## Short exercise
Skip the pictures. Reproduce all other material exactly.

## Source excerpt
━━━
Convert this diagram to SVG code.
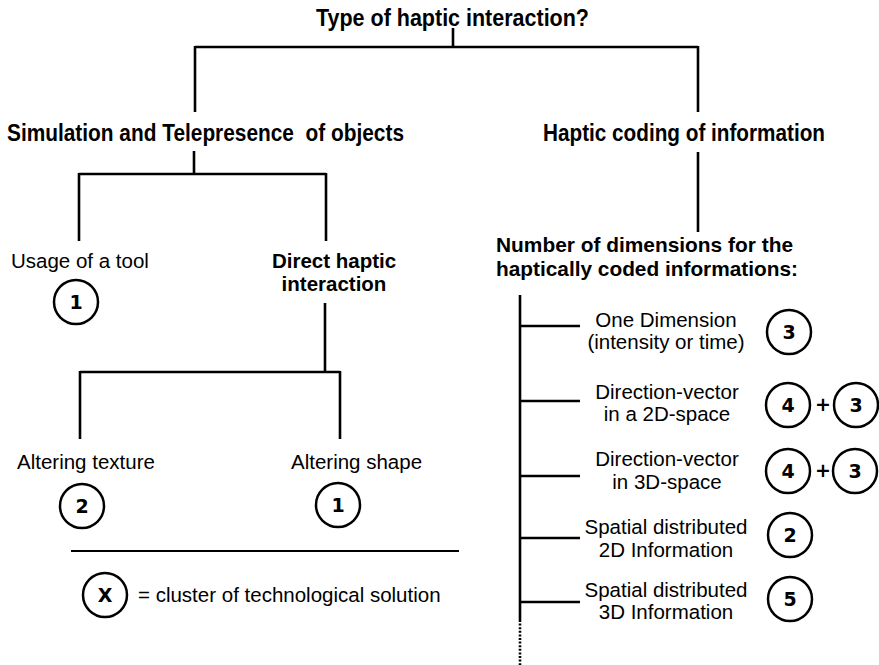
<svg xmlns="http://www.w3.org/2000/svg" width="879" height="665" viewBox="0 0 879 665">
<style>
.t{font-family:"Liberation Sans",Arial,sans-serif;font-size:20.5px;fill:#000}
.b{font-weight:bold}
.c{text-anchor:middle}
.h{font-size:23px;white-space:pre}
.ln{stroke:#000;stroke-width:2.6;fill:none;stroke-linecap:butt}
.circ{stroke:#000;stroke-width:2.5;fill:#fff}
.num{font-family:"DejaVu Sans","Liberation Sans",sans-serif;font-weight:bold;font-size:19px;text-anchor:middle;fill:#000}
</style>
<rect width="879" height="665" fill="#fff"/>
<g id="connectors">
<path class="ln" d="M453 28V47M195 47H698M195 46V112M698 46V112"/>
<path class="ln" d="M194 151V174M79 174H326M79 173V241M326 173V241"/>
<path class="ln" d="M698 152V232"/>
<path class="ln" d="M325 303V372M80 372H340M80 371V439M340 371V439"/>
<path class="ln" d="M520 295V620"/>
<path class="ln" d="M520 620V665" stroke-dasharray="2 1.6"/>
<path class="ln" d="M520 326H580M520 401H580M520 476H580M520 538H580M520 602H580"/>
<path stroke="#000" stroke-width="1.8" d="M71 551H459"/>
</g>
<g id="root"><text class="t b h" x="316" y="26" textLength="273" lengthAdjust="spacingAndGlyphs">Type of haptic interaction?</text></g>
<g id="simulation"><text class="t b h" x="7" y="141" textLength="397" lengthAdjust="spacingAndGlyphs">Simulation and Telepresence  of objects</text></g>
<g id="coding"><text class="t b h" x="543" y="141" textLength="282" lengthAdjust="spacingAndGlyphs">Haptic coding of information</text></g>
<g id="tool"><text class="t" x="11" y="268">Usage of a tool</text>
<circle class="circ" cx="76" cy="302" r="22"/><text class="num" x="76" y="309">1</text></g>
<g id="direct"><text class="t b c" x="334" y="268">Direct haptic</text><text class="t b c" x="334" y="291">interaction</text></g>
<g id="texture"><text class="t" x="17" y="469">Altering texture</text>
<circle class="circ" cx="82" cy="506" r="22"/><text class="num" x="82" y="513">2</text></g>
<g id="shape"><text class="t" x="291" y="469">Altering shape</text>
<circle class="circ" cx="338" cy="505" r="22"/><text class="num" x="338" y="512">1</text></g>
<g id="legend"><circle class="circ" cx="105" cy="595" r="22"/><text class="num" x="105" y="602">X</text>
<text class="t" x="138" y="602">= cluster of technological solution</text></g>
<g id="dimensions"><text class="t b" x="496" y="252" textLength="297" lengthAdjust="spacingAndGlyphs">Number of dimensions for the</text><text class="t b" x="496" y="276" textLength="302" lengthAdjust="spacingAndGlyphs">haptically coded informations:</text></g>
<g id="dim1"><text class="t c" x="666" y="327">One Dimension</text><text class="t c" x="666" y="349">(intensity or time)</text>
<circle class="circ" cx="789" cy="332" r="22"/><text class="num" x="789" y="339">3</text></g>
<g id="dim2"><text class="t c" x="667" y="399">Direction-vector</text><text class="t c" x="667" y="421">in a 2D-space</text>
<circle class="circ" cx="788" cy="405" r="22"/><text class="num" x="788" y="412">4</text>
<text class="num" x="823" y="411" font-size="17">+</text>
<circle class="circ" cx="856" cy="405" r="22"/><text class="num" x="856" y="412">3</text></g>
<g id="dim3"><text class="t c" x="667" y="466">Direction-vector</text><text class="t c" x="667" y="489">in 3D-space</text>
<circle class="circ" cx="788" cy="471" r="22"/><text class="num" x="788" y="478">4</text>
<text class="num" x="823" y="477" font-size="17">+</text>
<circle class="circ" cx="855" cy="471" r="22"/><text class="num" x="855" y="478">3</text></g>
<g id="dim4"><text class="t c" x="666" y="534">Spatial distributed</text><text class="t c" x="666" y="557">2D Information</text>
<circle class="circ" cx="790" cy="535" r="22"/><text class="num" x="790" y="542">2</text></g>
<g id="dim5"><text class="t c" x="666" y="597">Spatial distributed</text><text class="t c" x="666" y="619">3D Information</text>
<circle class="circ" cx="790" cy="599" r="22"/><text class="num" x="790" y="606">5</text></g>
</svg>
━━━
## Solution for this task
Convert this diagram to SVG code.
<svg xmlns="http://www.w3.org/2000/svg" width="879" height="665" viewBox="0 0 879 665">
<style>
.t{font-family:"Liberation Sans",Arial,sans-serif;font-size:20.5px;fill:#000}
.b{font-weight:bold}
.c{text-anchor:middle}
.h{font-size:23px;white-space:pre}
.ln{stroke:#000;stroke-width:2.6;fill:none;stroke-linecap:butt}
.circ{stroke:#000;stroke-width:2.5;fill:#fff}
.num{font-family:"DejaVu Sans","Liberation Sans",sans-serif;font-weight:bold;font-size:19px;text-anchor:middle;fill:#000}
</style>
<rect width="879" height="665" fill="#fff"/>
<g id="connectors">
<path class="ln" d="M453 28V47M195 47H698M195 46V112M698 46V112"/>
<path class="ln" d="M194 151V174M79 174H326M79 173V241M326 173V241"/>
<path class="ln" d="M698 152V232"/>
<path class="ln" d="M325 303V372M80 372H340M80 371V439M340 371V439"/>
<path class="ln" d="M520 295V620"/>
<path class="ln" d="M520 620V665" stroke-dasharray="2 1.6"/>
<path class="ln" d="M520 326H580M520 401H580M520 476H580M520 538H580M520 602H580"/>
<path stroke="#000" stroke-width="1.8" d="M71 551H459"/>
</g>
<g id="root"><text class="t b h" x="316" y="26" textLength="273" lengthAdjust="spacingAndGlyphs">Type of haptic interaction?</text></g>
<g id="simulation"><text class="t b h" x="7" y="141" textLength="397" lengthAdjust="spacingAndGlyphs">Simulation and Telepresence  of objects</text></g>
<g id="coding"><text class="t b h" x="543" y="141" textLength="282" lengthAdjust="spacingAndGlyphs">Haptic coding of information</text></g>
<g id="tool"><text class="t" x="11" y="268">Usage of a tool</text>
<circle class="circ" cx="76" cy="302" r="22"/><text class="num" x="76" y="309">1</text></g>
<g id="direct"><text class="t b c" x="334" y="268">Direct haptic</text><text class="t b c" x="334" y="291">interaction</text></g>
<g id="texture"><text class="t" x="17" y="469">Altering texture</text>
<circle class="circ" cx="82" cy="506" r="22"/><text class="num" x="82" y="513">2</text></g>
<g id="shape"><text class="t" x="291" y="469">Altering shape</text>
<circle class="circ" cx="338" cy="505" r="22"/><text class="num" x="338" y="512">1</text></g>
<g id="legend"><circle class="circ" cx="105" cy="595" r="22"/><text class="num" x="105" y="602">X</text>
<text class="t" x="138" y="602">= cluster of technological solution</text></g>
<g id="dimensions"><text class="t b" x="496" y="252" textLength="297" lengthAdjust="spacingAndGlyphs">Number of dimensions for the</text><text class="t b" x="496" y="276" textLength="302" lengthAdjust="spacingAndGlyphs">haptically coded informations:</text></g>
<g id="dim1"><text class="t c" x="666" y="327">One Dimension</text><text class="t c" x="666" y="349">(intensity or time)</text>
<circle class="circ" cx="789" cy="332" r="22"/><text class="num" x="789" y="339">3</text></g>
<g id="dim2"><text class="t c" x="667" y="399">Direction-vector</text><text class="t c" x="667" y="421">in a 2D-space</text>
<circle class="circ" cx="788" cy="405" r="22"/><text class="num" x="788" y="412">4</text>
<text class="num" x="823" y="411" font-size="17">+</text>
<circle class="circ" cx="856" cy="405" r="22"/><text class="num" x="856" y="412">3</text></g>
<g id="dim3"><text class="t c" x="667" y="466">Direction-vector</text><text class="t c" x="667" y="489">in 3D-space</text>
<circle class="circ" cx="788" cy="471" r="22"/><text class="num" x="788" y="478">4</text>
<text class="num" x="823" y="477" font-size="17">+</text>
<circle class="circ" cx="855" cy="471" r="22"/><text class="num" x="855" y="478">3</text></g>
<g id="dim4"><text class="t c" x="666" y="534">Spatial distributed</text><text class="t c" x="666" y="557">2D Information</text>
<circle class="circ" cx="790" cy="535" r="22"/><text class="num" x="790" y="542">2</text></g>
<g id="dim5"><text class="t c" x="666" y="597">Spatial distributed</text><text class="t c" x="666" y="619">3D Information</text>
<circle class="circ" cx="790" cy="599" r="22"/><text class="num" x="790" y="606">5</text></g>
</svg>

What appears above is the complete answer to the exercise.